Some time ago I wanted to do something with jQuery. But our customer was still using a really obsolete version: 1.1.3.1 that has been released in 2008. At that time the last stable version was 1.6 and the functionality I needed was introduced in jQuery 1.3. As I had no intention to write something that has been already written (and fixed multiple times over its existence) I asked the the leading programmer of this project if there would be a slight chance of replacing it (jQuery) with a newer version.
The answer was simple: "NO". As strange it may sound I kind of undestood him and it wasn't a suprise for me. It was just a sad realization of the truth. To change the jQuery library I needed to upload it into the core module, that has then been referenced by 9 other big modules (that depended on him). And as NONE of these 9 modules had automated tests of their behavior, no one would know if this change would introduce some bugs or not (they already had workaround and fixes for the old jQuery version and god knows how it would interact with the latest version). So if you look at it: my small task/requirement could have killed all 9 modules that have been nicely working for at least 3 years (and it would require regression tests for EVERYTHING which was extremely costly).

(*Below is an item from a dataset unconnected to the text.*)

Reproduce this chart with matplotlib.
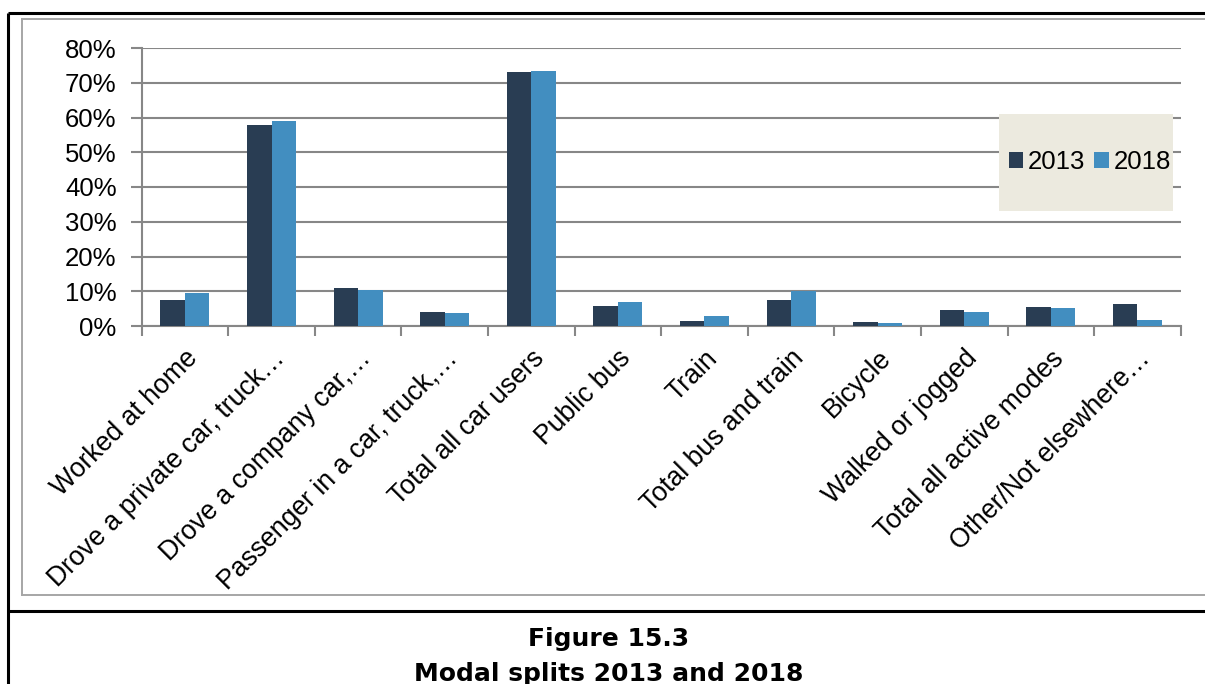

The irony was that the lack of useful tests might forced me into introducing some custom code that was not mature enough (from performance and memory consumption view) and probably buggy (even with some testing) instead of just using some standard code that has been proven with time and repaired/maintained constantly.
The lesson learned from this is: test your code as without it your code might become so big that the task of testing will take a whole year for you (because you need to learn all the business logic behind it to see that this strange behavior is the correct one). As without tests : you might be unable to upgrade your existing libraries and will be forced to create custom workarounds for something that has been already done by somebody else. And in comparison to your code the existing one might be more performant, mature AND under active maintenance.